--- START ---

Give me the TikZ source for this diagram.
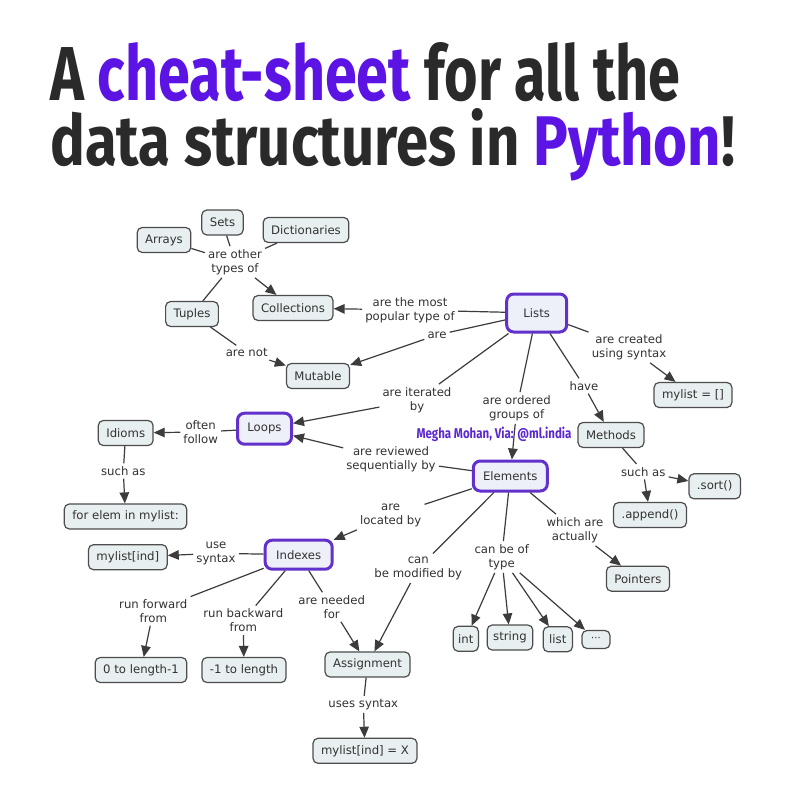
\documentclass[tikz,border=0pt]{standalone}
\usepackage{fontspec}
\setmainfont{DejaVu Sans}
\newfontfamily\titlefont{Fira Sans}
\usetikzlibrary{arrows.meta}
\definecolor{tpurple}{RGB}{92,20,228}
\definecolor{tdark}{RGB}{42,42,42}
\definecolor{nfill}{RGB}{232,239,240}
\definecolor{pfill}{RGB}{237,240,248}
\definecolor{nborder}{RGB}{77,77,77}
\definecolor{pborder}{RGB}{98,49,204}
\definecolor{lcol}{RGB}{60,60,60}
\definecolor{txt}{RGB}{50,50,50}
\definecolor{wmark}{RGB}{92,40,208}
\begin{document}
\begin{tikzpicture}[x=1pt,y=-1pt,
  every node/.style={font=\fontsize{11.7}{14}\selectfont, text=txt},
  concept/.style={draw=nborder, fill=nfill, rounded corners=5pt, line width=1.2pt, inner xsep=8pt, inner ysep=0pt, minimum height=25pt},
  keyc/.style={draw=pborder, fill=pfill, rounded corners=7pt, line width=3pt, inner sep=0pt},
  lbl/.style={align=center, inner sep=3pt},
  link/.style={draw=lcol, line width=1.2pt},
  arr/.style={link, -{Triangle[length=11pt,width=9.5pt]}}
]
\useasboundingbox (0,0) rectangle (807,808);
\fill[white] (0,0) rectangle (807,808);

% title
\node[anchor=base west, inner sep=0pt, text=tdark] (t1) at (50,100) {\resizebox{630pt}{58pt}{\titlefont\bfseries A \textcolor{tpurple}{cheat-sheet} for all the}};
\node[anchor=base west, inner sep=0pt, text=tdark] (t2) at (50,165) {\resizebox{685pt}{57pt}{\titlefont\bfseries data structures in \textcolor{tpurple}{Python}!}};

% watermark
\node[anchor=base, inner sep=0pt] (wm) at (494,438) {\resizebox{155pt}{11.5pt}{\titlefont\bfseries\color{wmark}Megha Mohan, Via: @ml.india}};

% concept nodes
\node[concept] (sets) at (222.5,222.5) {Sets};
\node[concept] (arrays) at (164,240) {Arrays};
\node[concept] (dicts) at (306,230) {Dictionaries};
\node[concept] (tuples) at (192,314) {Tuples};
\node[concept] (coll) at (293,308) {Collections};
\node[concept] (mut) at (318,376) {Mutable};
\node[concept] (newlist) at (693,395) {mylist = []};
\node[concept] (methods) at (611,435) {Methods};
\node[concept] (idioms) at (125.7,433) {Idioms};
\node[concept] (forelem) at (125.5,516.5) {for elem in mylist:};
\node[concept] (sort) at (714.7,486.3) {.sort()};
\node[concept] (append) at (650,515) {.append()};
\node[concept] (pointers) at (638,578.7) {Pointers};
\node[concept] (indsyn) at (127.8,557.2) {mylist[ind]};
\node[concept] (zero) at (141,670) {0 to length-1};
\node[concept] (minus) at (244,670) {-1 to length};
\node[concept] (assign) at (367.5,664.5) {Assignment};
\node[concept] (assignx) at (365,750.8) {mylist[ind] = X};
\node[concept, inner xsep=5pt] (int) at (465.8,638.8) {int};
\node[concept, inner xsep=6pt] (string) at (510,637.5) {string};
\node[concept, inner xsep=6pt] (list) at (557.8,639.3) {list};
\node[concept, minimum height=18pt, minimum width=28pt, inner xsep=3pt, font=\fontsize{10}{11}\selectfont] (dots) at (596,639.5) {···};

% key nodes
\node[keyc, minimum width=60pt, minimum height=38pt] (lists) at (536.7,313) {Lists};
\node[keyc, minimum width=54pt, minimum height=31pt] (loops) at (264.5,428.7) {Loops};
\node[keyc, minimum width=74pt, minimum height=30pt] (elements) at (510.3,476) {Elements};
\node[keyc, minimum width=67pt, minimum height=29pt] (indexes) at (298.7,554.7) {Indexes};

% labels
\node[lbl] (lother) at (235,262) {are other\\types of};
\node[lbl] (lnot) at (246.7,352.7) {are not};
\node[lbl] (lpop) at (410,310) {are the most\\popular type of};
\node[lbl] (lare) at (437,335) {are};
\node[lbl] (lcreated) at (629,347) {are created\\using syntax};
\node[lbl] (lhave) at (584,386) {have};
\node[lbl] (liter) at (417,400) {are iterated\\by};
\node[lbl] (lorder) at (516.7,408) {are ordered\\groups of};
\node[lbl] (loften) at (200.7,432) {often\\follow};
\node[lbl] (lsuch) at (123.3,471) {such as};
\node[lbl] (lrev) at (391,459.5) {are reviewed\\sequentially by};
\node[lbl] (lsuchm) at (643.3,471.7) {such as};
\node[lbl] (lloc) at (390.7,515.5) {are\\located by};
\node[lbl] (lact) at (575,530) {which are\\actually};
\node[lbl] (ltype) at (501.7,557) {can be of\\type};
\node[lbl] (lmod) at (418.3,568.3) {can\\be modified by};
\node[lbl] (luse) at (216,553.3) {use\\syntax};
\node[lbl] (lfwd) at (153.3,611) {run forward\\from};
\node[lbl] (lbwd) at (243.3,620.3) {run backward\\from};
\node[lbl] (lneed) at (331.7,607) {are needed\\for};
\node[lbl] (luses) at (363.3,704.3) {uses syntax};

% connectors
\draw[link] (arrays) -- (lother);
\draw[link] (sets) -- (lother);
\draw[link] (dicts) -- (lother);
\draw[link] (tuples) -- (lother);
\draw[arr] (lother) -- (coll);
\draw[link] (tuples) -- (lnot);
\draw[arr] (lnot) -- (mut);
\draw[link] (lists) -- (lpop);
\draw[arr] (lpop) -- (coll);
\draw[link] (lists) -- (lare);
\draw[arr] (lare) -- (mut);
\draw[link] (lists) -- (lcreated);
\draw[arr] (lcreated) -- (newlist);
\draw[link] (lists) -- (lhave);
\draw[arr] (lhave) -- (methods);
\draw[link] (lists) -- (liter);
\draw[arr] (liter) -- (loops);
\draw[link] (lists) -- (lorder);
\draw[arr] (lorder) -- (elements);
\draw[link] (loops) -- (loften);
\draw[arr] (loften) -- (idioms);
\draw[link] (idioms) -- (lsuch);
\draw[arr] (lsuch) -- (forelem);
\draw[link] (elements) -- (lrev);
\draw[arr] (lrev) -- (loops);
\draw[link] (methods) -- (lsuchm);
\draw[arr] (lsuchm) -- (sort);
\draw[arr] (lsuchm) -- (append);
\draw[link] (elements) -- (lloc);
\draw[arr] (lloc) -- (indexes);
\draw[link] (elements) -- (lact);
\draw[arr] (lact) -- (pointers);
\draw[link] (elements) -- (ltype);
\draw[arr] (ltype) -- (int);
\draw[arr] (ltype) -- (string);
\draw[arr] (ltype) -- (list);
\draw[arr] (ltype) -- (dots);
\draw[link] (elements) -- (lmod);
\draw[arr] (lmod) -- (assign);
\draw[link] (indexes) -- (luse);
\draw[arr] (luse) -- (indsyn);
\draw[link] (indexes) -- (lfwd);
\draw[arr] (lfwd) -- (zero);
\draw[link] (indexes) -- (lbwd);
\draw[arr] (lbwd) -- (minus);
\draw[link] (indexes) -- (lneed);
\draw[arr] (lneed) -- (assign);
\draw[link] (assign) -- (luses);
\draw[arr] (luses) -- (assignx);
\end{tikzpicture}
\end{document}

--- END ---

:: Written task ::
Copy out all of the data word for word. Do not carry over any picture.

:: Full response ::
Give me the TikZ source for this diagram.
\documentclass[tikz,border=0pt]{standalone}
\usepackage{fontspec}
\setmainfont{DejaVu Sans}
\newfontfamily\titlefont{Fira Sans}
\usetikzlibrary{arrows.meta}
\definecolor{tpurple}{RGB}{92,20,228}
\definecolor{tdark}{RGB}{42,42,42}
\definecolor{nfill}{RGB}{232,239,240}
\definecolor{pfill}{RGB}{237,240,248}
\definecolor{nborder}{RGB}{77,77,77}
\definecolor{pborder}{RGB}{98,49,204}
\definecolor{lcol}{RGB}{60,60,60}
\definecolor{txt}{RGB}{50,50,50}
\definecolor{wmark}{RGB}{92,40,208}
\begin{document}
\begin{tikzpicture}[x=1pt,y=-1pt,
  every node/.style={font=\fontsize{11.7}{14}\selectfont, text=txt},
  concept/.style={draw=nborder, fill=nfill, rounded corners=5pt, line width=1.2pt, inner xsep=8pt, inner ysep=0pt, minimum height=25pt},
  keyc/.style={draw=pborder, fill=pfill, rounded corners=7pt, line width=3pt, inner sep=0pt},
  lbl/.style={align=center, inner sep=3pt},
  link/.style={draw=lcol, line width=1.2pt},
  arr/.style={link, -{Triangle[length=11pt,width=9.5pt]}}
]
\useasboundingbox (0,0) rectangle (807,808);
\fill[white] (0,0) rectangle (807,808);

% title
\node[anchor=base west, inner sep=0pt, text=tdark] (t1) at (50,100) {\resizebox{630pt}{58pt}{\titlefont\bfseries A \textcolor{tpurple}{cheat-sheet} for all the}};
\node[anchor=base west, inner sep=0pt, text=tdark] (t2) at (50,165) {\resizebox{685pt}{57pt}{\titlefont\bfseries data structures in \textcolor{tpurple}{Python}!}};

% watermark
\node[anchor=base, inner sep=0pt] (wm) at (494,438) {\resizebox{155pt}{11.5pt}{\titlefont\bfseries\color{wmark}Megha Mohan, Via: @ml.india}};

% concept nodes
\node[concept] (sets) at (222.5,222.5) {Sets};
\node[concept] (arrays) at (164,240) {Arrays};
\node[concept] (dicts) at (306,230) {Dictionaries};
\node[concept] (tuples) at (192,314) {Tuples};
\node[concept] (coll) at (293,308) {Collections};
\node[concept] (mut) at (318,376) {Mutable};
\node[concept] (newlist) at (693,395) {mylist = []};
\node[concept] (methods) at (611,435) {Methods};
\node[concept] (idioms) at (125.7,433) {Idioms};
\node[concept] (forelem) at (125.5,516.5) {for elem in mylist:};
\node[concept] (sort) at (714.7,486.3) {.sort()};
\node[concept] (append) at (650,515) {.append()};
\node[concept] (pointers) at (638,578.7) {Pointers};
\node[concept] (indsyn) at (127.8,557.2) {mylist[ind]};
\node[concept] (zero) at (141,670) {0 to length-1};
\node[concept] (minus) at (244,670) {-1 to length};
\node[concept] (assign) at (367.5,664.5) {Assignment};
\node[concept] (assignx) at (365,750.8) {mylist[ind] = X};
\node[concept, inner xsep=5pt] (int) at (465.8,638.8) {int};
\node[concept, inner xsep=6pt] (string) at (510,637.5) {string};
\node[concept, inner xsep=6pt] (list) at (557.8,639.3) {list};
\node[concept, minimum height=18pt, minimum width=28pt, inner xsep=3pt, font=\fontsize{10}{11}\selectfont] (dots) at (596,639.5) {···};

% key nodes
\node[keyc, minimum width=60pt, minimum height=38pt] (lists) at (536.7,313) {Lists};
\node[keyc, minimum width=54pt, minimum height=31pt] (loops) at (264.5,428.7) {Loops};
\node[keyc, minimum width=74pt, minimum height=30pt] (elements) at (510.3,476) {Elements};
\node[keyc, minimum width=67pt, minimum height=29pt] (indexes) at (298.7,554.7) {Indexes};

% labels
\node[lbl] (lother) at (235,262) {are other\\types of};
\node[lbl] (lnot) at (246.7,352.7) {are not};
\node[lbl] (lpop) at (410,310) {are the most\\popular type of};
\node[lbl] (lare) at (437,335) {are};
\node[lbl] (lcreated) at (629,347) {are created\\using syntax};
\node[lbl] (lhave) at (584,386) {have};
\node[lbl] (liter) at (417,400) {are iterated\\by};
\node[lbl] (lorder) at (516.7,408) {are ordered\\groups of};
\node[lbl] (loften) at (200.7,432) {often\\follow};
\node[lbl] (lsuch) at (123.3,471) {such as};
\node[lbl] (lrev) at (391,459.5) {are reviewed\\sequentially by};
\node[lbl] (lsuchm) at (643.3,471.7) {such as};
\node[lbl] (lloc) at (390.7,515.5) {are\\located by};
\node[lbl] (lact) at (575,530) {which are\\actually};
\node[lbl] (ltype) at (501.7,557) {can be of\\type};
\node[lbl] (lmod) at (418.3,568.3) {can\\be modified by};
\node[lbl] (luse) at (216,553.3) {use\\syntax};
\node[lbl] (lfwd) at (153.3,611) {run forward\\from};
\node[lbl] (lbwd) at (243.3,620.3) {run backward\\from};
\node[lbl] (lneed) at (331.7,607) {are needed\\for};
\node[lbl] (luses) at (363.3,704.3) {uses syntax};

% connectors
\draw[link] (arrays) -- (lother);
\draw[link] (sets) -- (lother);
\draw[link] (dicts) -- (lother);
\draw[link] (tuples) -- (lother);
\draw[arr] (lother) -- (coll);
\draw[link] (tuples) -- (lnot);
\draw[arr] (lnot) -- (mut);
\draw[link] (lists) -- (lpop);
\draw[arr] (lpop) -- (coll);
\draw[link] (lists) -- (lare);
\draw[arr] (lare) -- (mut);
\draw[link] (lists) -- (lcreated);
\draw[arr] (lcreated) -- (newlist);
\draw[link] (lists) -- (lhave);
\draw[arr] (lhave) -- (methods);
\draw[link] (lists) -- (liter);
\draw[arr] (liter) -- (loops);
\draw[link] (lists) -- (lorder);
\draw[arr] (lorder) -- (elements);
\draw[link] (loops) -- (loften);
\draw[arr] (loften) -- (idioms);
\draw[link] (idioms) -- (lsuch);
\draw[arr] (lsuch) -- (forelem);
\draw[link] (elements) -- (lrev);
\draw[arr] (lrev) -- (loops);
\draw[link] (methods) -- (lsuchm);
\draw[arr] (lsuchm) -- (sort);
\draw[arr] (lsuchm) -- (append);
\draw[link] (elements) -- (lloc);
\draw[arr] (lloc) -- (indexes);
\draw[link] (elements) -- (lact);
\draw[arr] (lact) -- (pointers);
\draw[link] (elements) -- (ltype);
\draw[arr] (ltype) -- (int);
\draw[arr] (ltype) -- (string);
\draw[arr] (ltype) -- (list);
\draw[arr] (ltype) -- (dots);
\draw[link] (elements) -- (lmod);
\draw[arr] (lmod) -- (assign);
\draw[link] (indexes) -- (luse);
\draw[arr] (luse) -- (indsyn);
\draw[link] (indexes) -- (lfwd);
\draw[arr] (lfwd) -- (zero);
\draw[link] (indexes) -- (lbwd);
\draw[arr] (lbwd) -- (minus);
\draw[link] (indexes) -- (lneed);
\draw[arr] (lneed) -- (assign);
\draw[link] (assign) -- (luses);
\draw[arr] (luses) -- (assignx);
\end{tikzpicture}
\end{document}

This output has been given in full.